Once you have made up your mind do you need multiple flashes, then the rest is quite easy.
If you shoot alone, its pretty rare that you will use more than one flash. You may use more than one flash in your studio for portrait or group shots, but you can hardly carry two flashes outside alone. To use multiple flashes outdoor, you do need some light stands, and most likely a person who can hold a flash or a reflector for you.
If you have a studio, however, or a place/room where you can setup your lights, then it's great to have multiple flashes.
- Look at the photos you take, how much time you spent on setting up the shot?
If you shoot with a model, its fine to spend some time setting up the shots. In other situations, you may not want to ask your friends and family stand still for 2 minutes while you set up the flashes and everything.
If you prefer working quickly instead of doing "setup shots" , then you will need a TTL flash.
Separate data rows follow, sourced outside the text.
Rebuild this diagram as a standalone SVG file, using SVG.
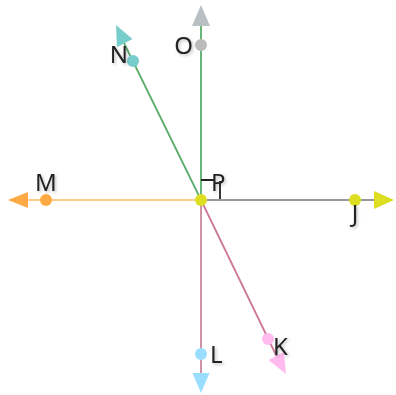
<svg xmlns="http://www.w3.org/2000/svg" width="396" height="395" viewBox="0 0 396 395">
<defs>
<filter id="sh" x="-50%" y="-50%" width="200%" height="200%">
<feDropShadow dx="1.5" dy="1.5" stdDeviation="1.5" flood-color="#000" flood-opacity="0.25"/>
</filter>
<style>
.lbl{font-family:"Noto Sans","Liberation Sans",sans-serif;font-size:24px;fill:#222;filter:url(#sh)}
.ln{fill:none;stroke-width:1.8}
</style>
</defs>
<rect width="396" height="395" fill="#fff"/>
<g id="connectors">
<line class="ln" x1="201" y1="200" x2="201" y2="24" stroke="#5aad6a"/>
<line class="ln" x1="201" y1="200" x2="124" y2="43" stroke="#5aad6a"/>
<line class="ln" x1="201" y1="200" x2="26" y2="200" stroke="#ffcc88"/>
<line class="ln" x1="201" y1="200" x2="376" y2="200" stroke="#999"/>
<line class="ln" x1="201" y1="200" x2="201" y2="376" stroke="#cc8899"/>
<line class="ln" x1="201" y1="200" x2="277" y2="357" stroke="#cc7799"/>
<polygon points="201,5 192,26 210,26" fill="#b8c0c4"/>
<polygon points="116,25 132.5,39 117,47" fill="#77cccc"/>
<polygon points="8,200 28,192 28,208" fill="#ffaa44"/>
<polygon points="394,200 374,191 374,209" fill="#dddd22"/>
<polygon points="201,393 192.5,373 209.5,373" fill="#99ddff"/>
<polygon points="286,374 284,352 268.5,360" fill="#ffbbee"/>
</g>
<g id="O"><circle cx="201" cy="45" r="6" fill="#bbbbbb"/><text class="lbl" x="193" y="54" text-anchor="end">O</text></g>
<g id="N"><circle cx="133" cy="61" r="6" fill="#77cccc"/><text class="lbl" x="128" y="63" text-anchor="end">N</text></g>
<g id="M"><circle cx="46" cy="200" r="6" fill="#ffaa44"/><text class="lbl" x="46" y="191" text-anchor="middle">M</text></g>
<g id="J"><circle cx="355" cy="200" r="6" fill="#dddd22"/><text class="lbl" x="355" y="222" text-anchor="middle">J</text></g>
<g id="L"><circle cx="201" cy="354" r="6" fill="#99ddff"/><text class="lbl" x="210" y="363">L</text></g>
<g id="K"><circle cx="268" cy="339" r="6" fill="#ffbbee"/><text class="lbl" x="273" y="355">K</text></g>
<g id="P"><circle cx="201" cy="200" r="6" fill="#dddd22"/>
<path d="M201,180 H215 M220,181 V199" fill="none" stroke="#222" stroke-width="1.8"/>
<text class="lbl" x="211" y="191">P</text></g>
</svg>
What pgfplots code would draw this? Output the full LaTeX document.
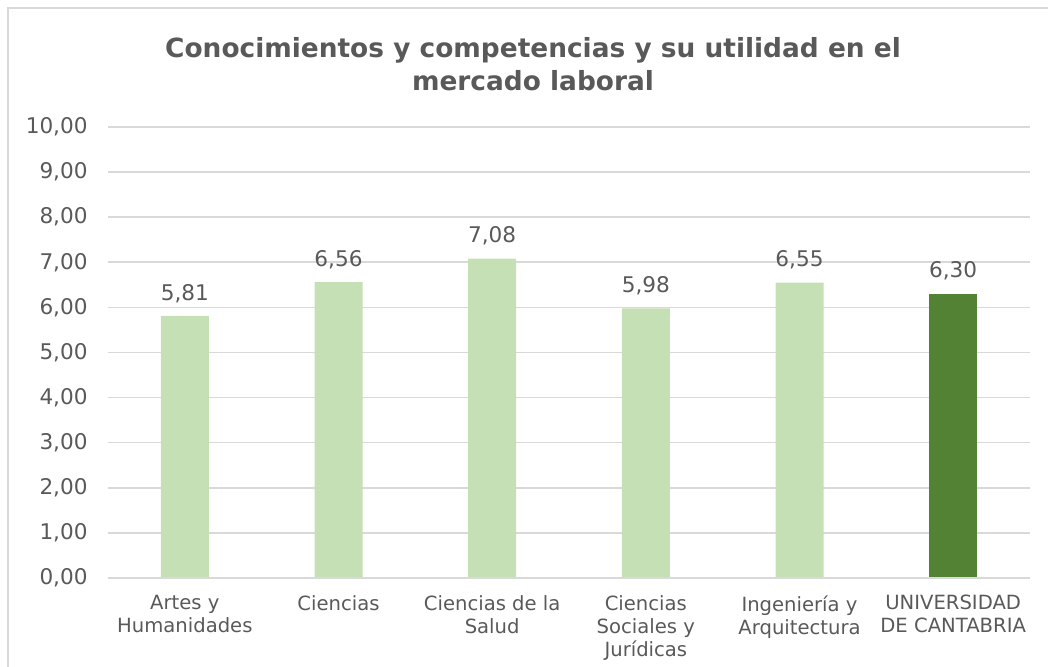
\documentclass[border=0pt]{standalone}
\usepackage{pgfplots}
\pgfplotsset{compat=1.18}
\usepackage{fontspec}
\setmainfont{DejaVu Sans}
\definecolor{lightg}{HTML}{C5E0B4}
\definecolor{darkg}{HTML}{548235}
\definecolor{gridc}{HTML}{D9D9D9}
\definecolor{txt}{HTML}{595959}
\begin{document}
\begin{tikzpicture}
\useasboundingbox (0,0) rectangle (524pt,333.5pt);
\draw[gridc, line width=0.8pt] (4pt,-5pt) -- (4pt,329.5pt) -- (530pt,329.5pt);
\node[align=center, text=txt, font=\fontsize{13.2pt}{16.5pt}\selectfont\bfseries] at (266.5pt,301.5pt)
  {Conocimientos y competencias y su utilidad en el\\mercado laboral};
\begin{axis}[
  at={(54pt,44.5pt)}, anchor=south west,
  scale only axis, width=461pt, height=225.5pt,
  xmin=-0.5, xmax=5.5, ymin=0, ymax=10,
  ytick={0,1,...,10},
  xtick={0,1,2,3,4,5},
  xticklabels={{Artes y\\Humanidades},{Ciencias},{Ciencias de la\\Salud},{Ciencias\\Sociales y\\Jurídicas},{Ingeniería y\\Arquitectura},{UNIVERSIDAD\\DE CANTABRIA}},
  axis line style={draw=none},
  ymajorgrids, grid style={gridc, line width=0.8pt},
  major tick length=0pt,
  /pgf/number format/assume math mode=true,
  yticklabel={\pgfmathprintnumber[use comma, fixed, fixed zerofill, precision=2]{\tick}},
  yticklabel style={anchor=east, inner sep=0pt, xshift=-10pt, text=txt, font=\fontsize{10.8pt}{13pt}\selectfont},
  xticklabel style={align=center, anchor=north, inner sep=0pt, yshift=-8.5pt, text=txt, font=\fontsize{9.8pt}{11.5pt}\selectfont},
  ybar, bar width=24pt,
  nodes near coords={\pgfmathprintnumber[use comma, fixed, fixed zerofill, precision=2]{\pgfplotspointmeta}},
  nodes near coords style={anchor=south, inner sep=0pt, yshift=6.5pt, text=txt, font=\fontsize{10.8pt}{13pt}\selectfont},
  clip=false,
]
\addplot[fill=lightg, draw=none, bar shift=0pt] coordinates {(0,5.81) (1,6.56) (2,7.08) (3,5.98) (4,6.55)};
\addplot[fill=darkg, draw=none, bar shift=0pt] coordinates {(5,6.30)};
\draw[gridc, line width=0.8pt] (axis cs:-0.5,0) -- (axis cs:5.5,0);
\end{axis}
\end{tikzpicture}
\end{document}
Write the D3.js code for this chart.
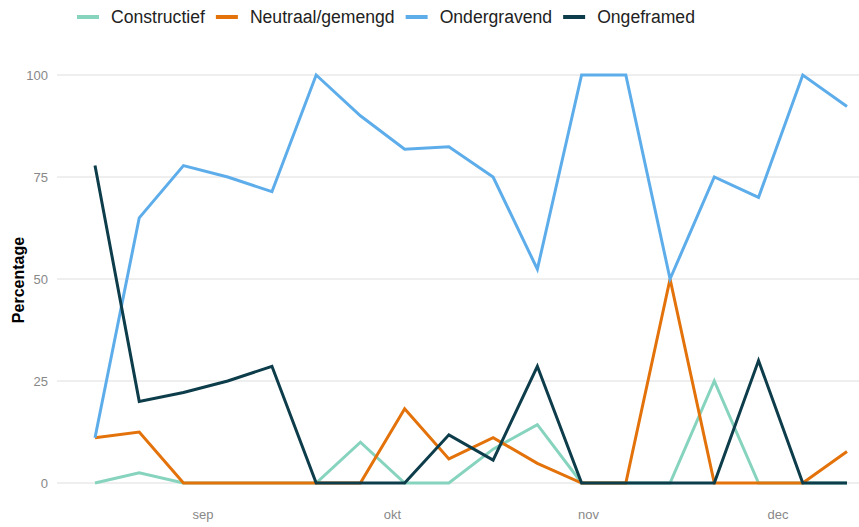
<!DOCTYPE html>
<html>
<head>
<meta charset="utf-8">
<script src="https://cdn.jsdelivr.net/npm/d3@7"></script>
<style>
  body { margin: 0; background: #fff; }
  text { font-family: "Liberation Sans", Arial, sans-serif; }
</style>
</head>
<body>
<div id="viz"></div>
<script>
// weekly dates (week start)
const weeks = ["2024-08-15","2024-08-22","2024-08-29","2024-09-05","2024-09-12","2024-09-19",
  "2024-09-26","2024-10-03","2024-10-10","2024-10-17","2024-10-24","2024-10-31",
  "2024-11-07","2024-11-14","2024-11-21","2024-11-28","2024-12-05","2024-12-12"];

const seriesNames = ["Constructief", "Neutraal/gemengd", "Ondergravend", "Ongeframed"];
const seriesColors = ["#86d3be", "#e3720b", "#5eadeb", "#0d3d4b"];

const constructief = [0, 2.5, 0, 0, 0, 0, 10, 0, 0, 8.3, 14.3, 0, 0, 0, 25, 0, 0, 0];
const neutraal     = [11.1, 12.5, 0, 0, 0, 0, 0, 18.2, 5.9, 11.1, 4.8, 0, 0, 50, 0, 0, 0, 7.7];
const ondergravend = [11.1, 65, 77.8, 75, 71.4, 100, 90, 81.8, 82.4, 75, 52.4, 100, 100, 50, 75, 70, 100, 92.3];
const ongeframed   = [77.8, 20, 22.2, 25, 28.6, 0, 0, 0, 11.8, 5.6, 28.6, 0, 0, 0, 0, 30, 0, 0];

const yTicks = [0, 25, 50, 75, 100];
const monthTicks = ["2024-09-01", "2024-10-01", "2024-11-01", "2024-12-01"];
const monthLabels = ["sep", "okt", "nov", "dec"];

const width = 859, height = 527;
const parse = d3.timeParse("%Y-%m-%d");
const dates = weeks.map(parse);

const svg = d3.select("#viz").append("svg")
  .attr("width", width)
  .attr("height", height);

const x = d3.scaleTime()
  .domain(d3.extent(dates))
  .range([95, 847]);

const y = d3.scaleLinear()
  .domain([0, 100])
  .range([483, 75]);

// gridlines
svg.append("g")
  .selectAll("line")
  .data(yTicks)
  .enter().append("line")
  .attr("x1", 57)
  .attr("x2", width)
  .attr("y1", d => y(d))
  .attr("y2", d => y(d))
  .attr("stroke", "#dedede")
  .attr("stroke-width", 1);

// y axis labels
const yAxis = svg.append("g")
  .attr("transform", "translate(48,0)")
  .call(d3.axisLeft(y).tickValues(yTicks).tickSize(0).tickPadding(0));
yAxis.select(".domain").remove();
yAxis.selectAll("text")
  .attr("fill", "#888")
  .style("font-size", "13px")
  .style("font-family", "'Liberation Sans', Arial, sans-serif");

// x axis labels
const xAxis = svg.append("g")
  .attr("transform", "translate(0,510)")
  .call(d3.axisBottom(x)
    .tickValues(monthTicks.map(parse))
    .tickFormat((d, i) => monthLabels[i])
    .tickSize(0).tickPadding(0));
xAxis.select(".domain").remove();
xAxis.selectAll("text")
  .attr("fill", "#888")
  .style("font-size", "13px")
  .style("font-family", "'Liberation Sans', Arial, sans-serif");

// y axis title
svg.append("text")
  .attr("transform", "translate(24,280) rotate(-90)")
  .attr("text-anchor", "middle")
  .attr("font-weight", "bold")
  .attr("font-size", 16)
  .attr("fill", "#000")
  .text("Percentage");

// lines
const allSeries = [constructief, neutraal, ondergravend, ongeframed];
const line = d3.line()
  .x((d, i) => x(dates[i]))
  .y(d => y(d));

svg.append("g")
  .selectAll("path")
  .data(allSeries)
  .enter().append("path")
  .attr("d", d => line(d))
  .attr("fill", "none")
  .attr("stroke", (d, i) => seriesColors[i])
  .attr("stroke-width", 3)
  .attr("stroke-linejoin", "miter")
  .attr("stroke-linecap", "butt");

// legend
const legend = svg.append("g").attr("transform", "translate(77,17)");
let lx = 0;
seriesNames.forEach((name, i) => {
  const g = legend.append("g").attr("transform", `translate(${lx},0)`);
  g.append("line")
    .attr("x1", 0).attr("x2", 22)
    .attr("y1", 0).attr("y2", 0)
    .attr("stroke", seriesColors[i])
    .attr("stroke-width", 4);
  const t = g.append("text")
    .attr("x", 34)
    .attr("y", 0)
    .attr("dy", "0.35em")
    .attr("font-size", 17.6)
    .attr("fill", "#222")
    .text(name);
  lx += 34 + t.node().getComputedTextLength() + 11;
});
</script>
</body>
</html>
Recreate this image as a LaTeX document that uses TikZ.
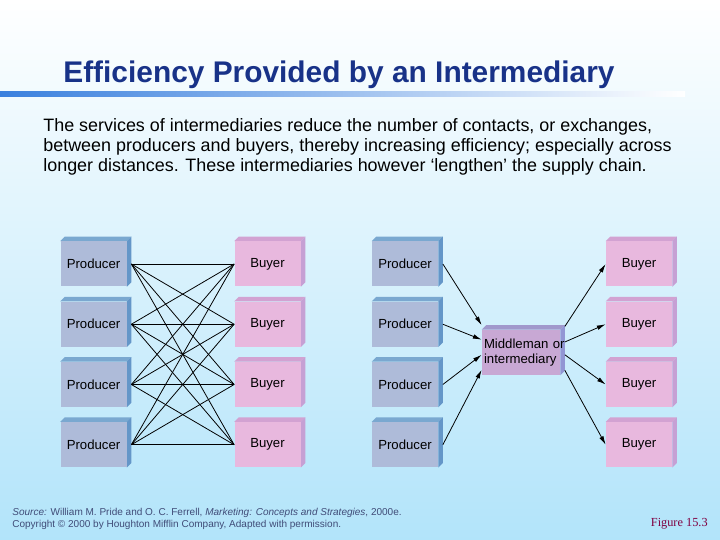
\documentclass[tikz,border=0pt]{standalone}
\usepackage{fontspec}
\setmainfont{Liberation Sans}
\newfontfamily\figfont{Liberation Serif}
\usepackage{tikz}
\usetikzlibrary{calc,positioning,arrows.meta,backgrounds}
\definecolor{bgblue}{RGB}{178,228,250}
\definecolor{barblue}{RGB}{58,128,222}
\definecolor{titleblue}{RGB}{24,50,136}
\definecolor{prodfront}{RGB}{174,187,217}
\definecolor{prodtop}{RGB}{122,168,208}
\definecolor{prodside}{RGB}{100,150,200}
\definecolor{buyfront}{RGB}{232,184,222}
\definecolor{buytop}{RGB}{210,162,210}
\definecolor{buyside}{RGB}{198,160,212}
\definecolor{midfront}{RGB}{200,168,212}
\definecolor{midtop}{RGB}{160,152,204}
\definecolor{midside}{RGB}{146,150,212}
\definecolor{srcgray}{RGB}{64,76,120}
\definecolor{figred}{RGB}{128,0,64}
\newcommand{\dep}{0.09}
% top and right faces of a box node, kept behind its text
\newcommand{\boxfaces}[3]{%
  \begin{pgfonlayer}{background}
  \fill[#2] (#1.north west) -- ++(\dep,\dep) -- ([shift={(\dep,\dep)}]#1.north east) -- (#1.north east) -- cycle;
  \fill[#3] (#1.north east) -- ++(\dep,\dep) -- ([shift={(\dep,\dep)}]#1.south east) -- (#1.south east) -- cycle;
  \end{pgfonlayer}
}
\tikzset{
    producer element/.style={
        fill=prodfront,inner sep=0pt,
        minimum width=1.32cm,minimum height=0.9cm,
        font=\fontsize{7.5}{9}\selectfont
    },
    buyer element/.style={
        producer element,fill=buyfront
    },
    middle element/.style={
        fill=midfront,inner xsep=0.04cm,inner ysep=0pt,
        minimum height=0.9cm,
        text width=1.48cm,align=left,
        font=\fontsize{7.5}{8.5}\selectfont
    },
    link/.style={black,line width=0.45pt},
    >={Latex[length=5pt,width=2.6pt]}
}
\begin{document}
\begin{tikzpicture}
\useasboundingbox (0,0) rectangle (14.4,10.8);
\begin{pgfonlayer}{background}
\shade[top color=white,bottom color=bgblue] (0,0) rectangle (14.4,10.8);
\end{pgfonlayer}
\shade[left color=barblue,right color=white] (0,8.86) rectangle (13.7,8.96);
\node[anchor=west,font=\fontsize{17}{20}\selectfont\bfseries,text=titleblue,inner sep=0pt] (title) at (1.26,9.3) {Efficiency Provided by an Intermediary};
\node[anchor=north west,align=left,inner sep=0pt,font=\fontsize{10.2}{11.4}\selectfont] (intro) at (0.86,8.43) {The services of intermediaries reduce the number of contacts, or exchanges,\\between producers and buyers, thereby increasing efficiency; especially across\\longer distances. These intermediaries however `lengthen' the supply chain.};
% left: direct exchanges
\foreach \i in {0,...,3} {
    \node[producer element] (prodL\i) at (1.87,5.52-1.205*\i) {Producer};
    \boxfaces{prodL\i}{prodtop}{prodside}
    \node[buyer element] (buyL\i) at (5.35,5.52-1.205*\i) {Buyer};
    \boxfaces{buyL\i}{buytop}{buyside}
}
\foreach \i in {0,...,3}
    \foreach \j in {0,...,3}
        \draw[link] ([xshift=\dep cm]prodL\i.east) -- (buyL\j.west);
% right: through a middleman
\node[middle element] (mid) at (10.42,3.75) {\mbox{Middleman or}\\\mbox{intermediary}};
\boxfaces{mid}{midtop}{midside}
\foreach \i/\f/\g in {0/-0.1/-0.07,1/0.22/0.27,2/0.55/0.55,3/0.88/0.89} {
    \node[producer element] (prodR\i) at (8.1,5.52-1.205*\i) {Producer};
    \boxfaces{prodR\i}{prodtop}{prodside}
    \node[buyer element] (buyR\i) at (12.78,5.52-1.205*\i) {Buyer};
    \boxfaces{buyR\i}{buytop}{buyside}
    \draw[link,->] ([xshift=\dep cm]prodR\i.east) -- ($(mid.north west)!\f!(mid.south west)$);
    \draw[link,->] ($([xshift=\dep cm]mid.north east)!\g!([xshift=\dep cm]mid.south east)$) -- (buyR\i.west);
}
\node[anchor=west,align=left,inner sep=0pt,text=srcgray,font=\fontsize{5.7}{6.6}\selectfont] (source) at (0.24,0.42) {\textit{Source:} William M. Pride and O. C. Ferrell, \textit{Marketing: Concepts and Strategies}, 2000e.\\Copyright \textcopyright{} 2000 by Houghton Mifflin Company, Adapted with permission.};
\node[anchor=east,inner sep=0pt,text=figred,font=\figfont\fontsize{7}{8}\selectfont] (fig) at (14.16,0.32) {Figure 15.3};
\end{tikzpicture}
\end{document}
Wireless function is also a good choice since off camera flash is invaluable. Or you can get a flash cable.
Maximum power (GN, or guide number) and recycling time are important too.
Having a high GN gives ease of working in sunlight, and in a bigger rooms. If you have a weak flash, you may not be able to light the entire room for wide angle shots. If the ceiling is very high, you may not be able to bounce light off it, too.
Recycling time means how fast can the flash fires in succession. If there is any subject that you only get to shoot once in a dim environment, recycling time becomes extremely important. For photographers shooting fashion show, or celebrity, they must use a flash that allows them to shoot 10 fps. They would go so far to say that "I'd prefer burning the flash then missing a shot" when complaining that they cannot turn off the overheat protection function and shoot until the flash got smoked.
You may not be shooting celebrities but if you want to shoot something in a dark environment and you do not want to miss a shot, consider getting a flash with a fast recycling time.
Cheap manual flashes are good when you:
- want to do static shots at home/studio, like macro or close ups
- have the option to retake the shot in case of failure
In fact, some are so cheap ($25) that I just bought one as tool I can use at home when I do some macro.